I had shopping to do this afternoon and 20 minutes before heading out the electricity cut out. I called the electric company (which is why I keep a land line) and was told the repair guys will be on the scene by 6:45 this evening. At least not a multi-day outage. On my way out of the neighborhood I passed a lot of dark houses and at the main road a dark traffic light. Thankfully, the next traffic light was working. I did the shopping and headed home at about 5:15. The sun had already gone down. The traffic light was still out. The neighborhood houses were all dark. Once inside I started lighting candles. Shortly after I lit the last one the power came back on. It was 5:40. Only 2:10 without power. As I mentioned yesterday the Supreme Court heard oral arguments yesterday over Mississippi’s ban on abortion. They set the limit at 15 weeks, though the standard for the last 30 years had been 24 weeks, about the time the fetus could survive outside the womb. Laura Clawson of Daily Kos reported some of the arguments. From the conservatives she heard a lot of red flags. From the progressives: Clawson wrote:
Justice Elena Kagan noted that one reason for stare decisis—following precedent in most cases—is “to prevent people from thinking that this court is a political institution that will go back and forth” as its membership changes or depending on who “yells the loudest.”
And:
"To reexamine a watershed” of Roe’s importance, Justice Stephen Breyer said, “would subvert the court’s legitimacy.
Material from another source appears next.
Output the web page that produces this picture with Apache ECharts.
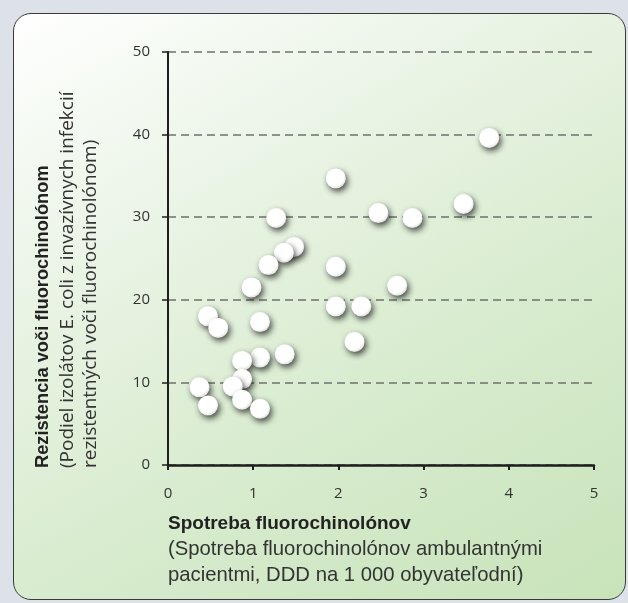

As for Sonia Sotomayor, April Siese of Kos wrote a separate post. Sotomayor noted that the sponsors who pushed the bill through the Mississippi legislature said they were doing it because “we have new justices on the Supreme Court.” She then referred to the 1992 Supreme Court ruling Casey vs. Planned Parenthood that set the standard at viability. She noted 15 justices of varying political backgrounds since then have upheld that standard. And now she said:
Will this institution survive the stench that this creates in the public perception that the Constitution and its reading are just political acts? I don’t see how it is possible. It’s what Casey talked about when they talked about watershed decisions. Some of them, Brown vs. Board of Education it mentioned and this one, have such an entrenched set of expectations in our society: If this is what the court decided, this is what we will follow.
Sotomayor also asked an important question conservatives are determined to ignore:
When does the life of a woman—and risk to her health—enter the analysis? Poor women who elect abortions before viability—they are put at a tremendously greater risk—14 times greater to give birth to a child full-term than to have a previability abortion.
Leah McElrath tweeted a quote from Melissa Murray, who does a podcast on the Supremes>
Y'all. Justice Sotomayor can count votes. She knows where this is headed... either viability is gone or Roe is gone. Her questions are for the public... to let us know that abortion isn't the end. It's just beginning of the unraveling of these other rights of intimate life.
McElrath added:
What was clear just reading tweets was Justice Sotomayor was arguing for our rights now but—even more—she was arguing for the historical record. Laying foundation for a future—that might or might not arrive in our lifetimes—when people will fight to regain what we’re losing.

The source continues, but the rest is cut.